Change the proper noun from "Bonanza" to "Baron" and
practically all of the above applies. In fact, more applies for the twin than
either single where the impact of the smoother Special Edition engines is
concerned. Imagine a single with a major case of the shakes — and then double
the stakes to two mills. That was a common quip some Baron pilots cited.
Likewise, the door fit and cabin-frame wear were other issues Raytheon solved by
evolving the Baron fuselage into something stiffer and stronger.
New door seals and new latches helped Raytheon achieved a new high in quiet, fit
and finish. Obviously, both birds benefited from something Darwinistic, even if
the designers, engineers, sheet-metal workers, and pilot marketing types don't
use the same words to describe the process. Thanks to the ever-progressive
nature of man, markets and technology, the changes that have made the Bonanzas
and Baron the best of their breed aren't likely the last to come.

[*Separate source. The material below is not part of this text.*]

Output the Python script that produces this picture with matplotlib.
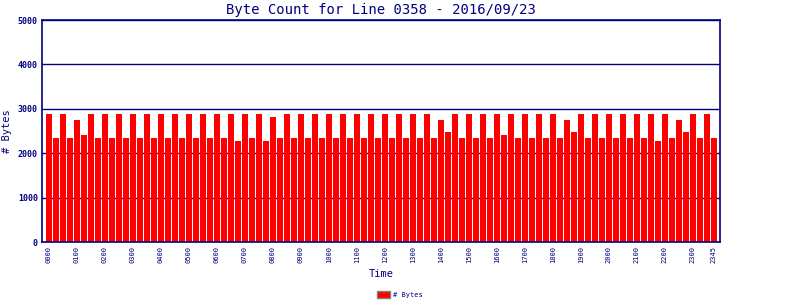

Buyers should expect nothing less from airplanes still hand-crafted in much the
same way the original 35s were built more than a half-century ago. In fact, the
only aspect of the Beechcraft line that hasn't seen big advances in the ensuing
55 years is in these birds' high parts count and labor-intensive assembly. And
that hand-made nature of the Bonanzas and Baron contributes to the biggest downsides of the three models: their sticker prices. You'll need to commit about a
half-million to take home a new A36, nearly $600,000 for a B36TC. And if the
Baron gets into your blood, you bank account needs about $1 million. Add $15,000
to $30,000, respectively, for the leather interior and finer paint that come
with the leaping-cat logo of the Jaguar Special Edition versions of the Bonanzas
and Baron.
Although engineers acknowledge that parts and labor could come out of these
birds with a total redesign of their internal structures, don't look for any
radical changes in the short term; small, evolutionary changes will continue as
long as there is a Beech Bonanza to improve. If, as rumor has it from time to
time, that the Baron and Bonanzas' days are numbered, the cause of the
extinction won't be one of outliving its usefulness but one of a company no
longer interested in the rate of return building them.
As it approached 55, the Bonanza has already outlived and out-evolved every one
of its contemporaries and scores of newer designs to come along later. Not even
an anti-evolutionist can deny that the Bonanzas and Baron truly are examples of
the survival of the fittest — if not also the finest. And that's no joke, Toto.